One evening, I forget the season exactly, a few of my cousins and I were hanging out in my cousin Laura’s bedroom. At some point, we began speculating about the outcomes of our lives. After Deena got her ‘papers’, she might go on to become a local political power broker; Laura would be a track star; Sharon, a financial whiz. Deena – bless her impertinent heart – said: ‘Silk is going to marry a white man.’
It was unbelievable. Everyone knew I loved to write. Shouldn’t she have built on that and gone for something more fantastic, like me becoming a world-famous author – or something? And what exactly was in my temperament that predisposed me to marry a white man?

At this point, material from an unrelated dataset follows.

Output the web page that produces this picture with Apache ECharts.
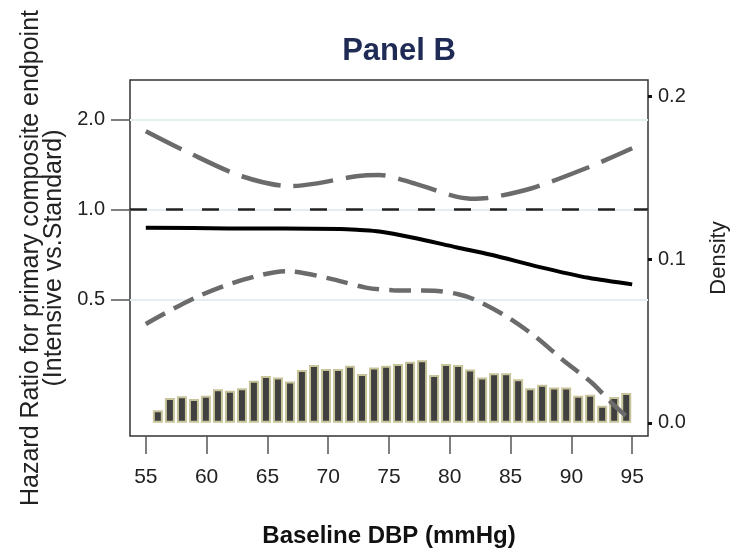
<!DOCTYPE html>
<html>
<head>
<meta charset="utf-8">
<script src="https://cdn.jsdelivr.net/npm/echarts@6/dist/echarts.min.js"></script>
<style>
  html, body { margin: 0; padding: 0; background: #ffffff; }
  #chart { width: 738px; height: 553px; }
</style>
</head>
<body>
<div id="chart"></div>
<script>
// ---------- data ----------
const xTicks = [55, 60, 65, 70, 75, 80, 85, 90, 95];
const hrTicks = [0.5, 1.0, 2.0];
const densityTicks = [0.0, 0.1, 0.2];
const refHR = 1.0;

// histogram bins (bin centres, DBP mmHg) and density
const binCenters = [55.99, 56.98, 57.97, 58.96, 59.94, 60.93, 61.92, 62.91, 63.89, 64.88,
                    65.87, 66.86, 67.84, 68.83, 69.82, 70.81, 71.79, 72.78, 73.77, 74.76,
                    75.74, 76.73, 77.72, 78.71, 79.69, 80.68, 81.67, 82.66, 83.64, 84.63,
                    85.62, 86.61, 87.59, 88.58, 89.57, 90.56, 91.54, 92.53, 93.52, 94.51];
const density = [0.0077, 0.0152, 0.0162, 0.0146, 0.0166, 0.0206, 0.0196, 0.0212, 0.0257, 0.0287,
                 0.0277, 0.0253, 0.0324, 0.0354, 0.0330, 0.0330, 0.0350, 0.0299, 0.0339, 0.0350,
                 0.0360, 0.0374, 0.0384, 0.0293, 0.0360, 0.0354, 0.0327, 0.0277, 0.0303, 0.0303,
                 0.0267, 0.0212, 0.0233, 0.0216, 0.0216, 0.0166, 0.0172, 0.0105, 0.0158, 0.0182];

// hazard ratio estimate
const hrX = [55, 61.8, 71.0, 72.6, 74.2, 76.9, 80.6, 83.4, 87.4, 91.4, 95];
const hrY = [0.869, 0.864, 0.860, 0.853, 0.843, 0.805, 0.746, 0.705, 0.641, 0.590, 0.561];

// upper 95% CI
const upX = [55, 58.4, 62.9, 66.9, 68.8, 72.3, 74.2, 77.2, 81.7, 83.1, 86.6, 91.2, 95];
const upY = [1.830, 1.559, 1.292, 1.197, 1.218, 1.292, 1.305, 1.218, 1.087, 1.093, 1.173, 1.374, 1.604];

// lower 95% CI
const loX = [55, 59.1, 63.1, 66.6, 70.4, 73.1, 75.3, 79.0, 80.7, 82.0, 84.7, 87.1, 89.3, 91.7, 93.3, 95];
const loY = [0.413, 0.507, 0.583, 0.621, 0.583, 0.547, 0.536, 0.533, 0.520, 0.500, 0.437, 0.373, 0.313, 0.262, 0.225, 0.195];

// ---------- build ----------
const lg = v => Math.log2(v);
const pairs = (xs, ys) => xs.map((x, i) => [x, lg(ys[i])]);
const histData = binCenters.map((x, i) => [x, density[i]]);

const FONT = '"Liberation Sans", Arial, sans-serif';
const chart = echarts.init(document.getElementById('chart'), null, { renderer: 'canvas' });

chart.setOption({
  animation: false,
  backgroundColor: '#ffffff',
  title: {
    text: 'Panel B',
    left: 394, top: 31, textAlign: 'center',
    textStyle: { fontFamily: FONT, fontSize: 31, fontWeight: 'bold', color: '#1f2b55' }
  },
  grid: {
    left: 130, top: 80, width: 527, height: 360,
    show: true, borderColor: '#333333', borderWidth: 1.5, backgroundColor: 'transparent'
  },
  xAxis: {
    type: 'value', min: 53.7, max: 96.3,
    name: 'Baseline DBP (mmHg)', nameLocation: 'middle', nameGap: 88,
    nameTextStyle: { fontFamily: FONT, fontSize: 24, fontWeight: 'bold', color: '#111' },
    axisLine: { show: false, onZero: false },
    axisTick: { show: true, customValues: xTicks, length: 18, lineStyle: { color: '#555', width: 1.5 } },
    axisLabel: { customValues: xTicks, margin: 31, fontFamily: FONT, fontSize: 21, color: '#222' },
    splitLine: { show: false }
  },
  yAxis: [
    {
      type: 'value', min: -2.522, max: 1.441, position: 'left',
      name: 'Hazard Ratio for primary composite endpoint\n(Intensive vs.Standard)',
      nameLocation: 'middle', nameGap: 56,
      nameTextStyle: { fontFamily: FONT, fontSize: 25, color: '#222', lineHeight: 23, align: 'center' },
      axisLine: { show: false, onZero: false },
      axisTick: { show: true, customValues: hrTicks.map(lg), length: 19, lineStyle: { color: '#555', width: 1.5 } },
      axisLabel: { customValues: hrTicks.map(lg), margin: 25, fontFamily: FONT, fontSize: 20, color: '#222',
                   formatter: v => Math.pow(2, v).toFixed(1) },
      splitLine: { show: true, lineStyle: { color: '#e4eef0', width: 2 } }
    },
    {
      type: 'value', min: -0.0081, max: 0.2101, position: 'right',
      name: 'Density', nameLocation: 'middle', nameGap: 60, nameRotate: 90,
      nameTextStyle: { fontFamily: FONT, fontSize: 22, color: '#222' },
      axisLine: { show: false, onZero: false },
      axisTick: { show: true, customValues: densityTicks, length: 4, lineStyle: { color: '#111', width: 3 } },
      axisLabel: { customValues: densityTicks, margin: 10, fontFamily: FONT, fontSize: 20, color: '#222',
                   formatter: v => v.toFixed(1) },
      splitLine: { show: false }
    }
  ],
  series: [
    {
      type: 'bar', name: 'Density', yAxisIndex: 1, data: histData,
      barWidth: 10,
      itemStyle: { color: '#404040', borderColor: '#c8c49a', borderWidth: 2 },
      silent: true
    },
    {
      type: 'line', name: 'Upper CI', yAxisIndex: 0, data: pairs(upX, upY),
      smooth: 0.3, showSymbol: false, symbol: 'none',
      lineStyle: { color: '#6b6b6b', width: 4.5, type: [40, 13], cap: 'butt' }
    },
    {
      type: 'line', name: 'Lower CI', yAxisIndex: 0, data: pairs(loX, loY),
      smooth: 0.3, showSymbol: false, symbol: 'none',
      lineStyle: { color: '#6b6b6b', width: 4.5, type: [22, 10], cap: 'butt' }
    },
    {
      type: 'line', name: 'Hazard Ratio', yAxisIndex: 0, data: pairs(hrX, hrY),
      smooth: 0.3, showSymbol: false, symbol: 'none',
      lineStyle: { color: '#000000', width: 4 },
      markLine: {
        silent: true, symbol: 'none', label: { show: false },
        lineStyle: { color: '#222222', width: 2.5, type: [17, 19] },
        data: [{ yAxis: lg(refHR) }]
      }
    }
  ]
});
</script>
</body>
</html>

Over the years, I noticed that I got more attention from guys outside my race than from black men. I also noticed that three of my female cousins were married to white men. I didn’t think that any of this was extraordinary, because all the marriages seemed to function like every other marriage I observed, and a couple of my cousins have been married for 30+ years. Marriages built on superficial attitudes about beauty and social importance simply don’t last. But I remember mentioning that little tidbit to someone at work, and she said: ‘yeah, Jamaicans are good for that.’ I didn’t confront her about it, because I realized that she was partially right. If you’ve spent any appreciable amount of time working, living or socializing with a Jamaican, you might have noticed that we are not nearly as opposed to dating and marrying interracially as black Americans. Those are not bragging rights, because Jamaican pop culture tends to cherish light skin. Some people are completely blind to the beauty of a black woman who is not light skinned, and I touched on that theme in the post “She’s Pretty …”. Deena’s pronouncement might have been made in girlish mischief, but put together with what my co-worker said, it almost sounded like a damning confirmation of superficiality.
So here I am, married to a really nice guy, who happens to be white. He’s adventurous and personable. His family embraced me and the same is true of mine. After having lived with this guy for some time now, I have to say that my main aversion to the idea of marrying any white man – is that they were boys at some stage. Nose-picking, reptile-catching, running, screeching boys. The kind that wrestle you for no good reason. Or drag you down the stairs by your ankles. Or stare at your chest. NOT that my Hubby did all the abusive stuff, but every now and then he shows me that he is, indeed, a guy. Believe me folks; I weighed all sorts of questions before I let him slip the ring on my finger. Where would we live? What kind of spiritual life will we lead? How will the children be brought up and will they be well adjusted and healthy? (Not, will they have ‘brown’ skin and ‘pretty’ hair?) Actually, I do have more to say on the subject of what our future children might look like, if we have them, but that is for another post.
At the end of the day, the fact that my heritage is Jamaican, and that Jamaicans are infatuated with light skin was not enough inducement for me to run out and snag the first (actually fourth) guy outside my race that I could find.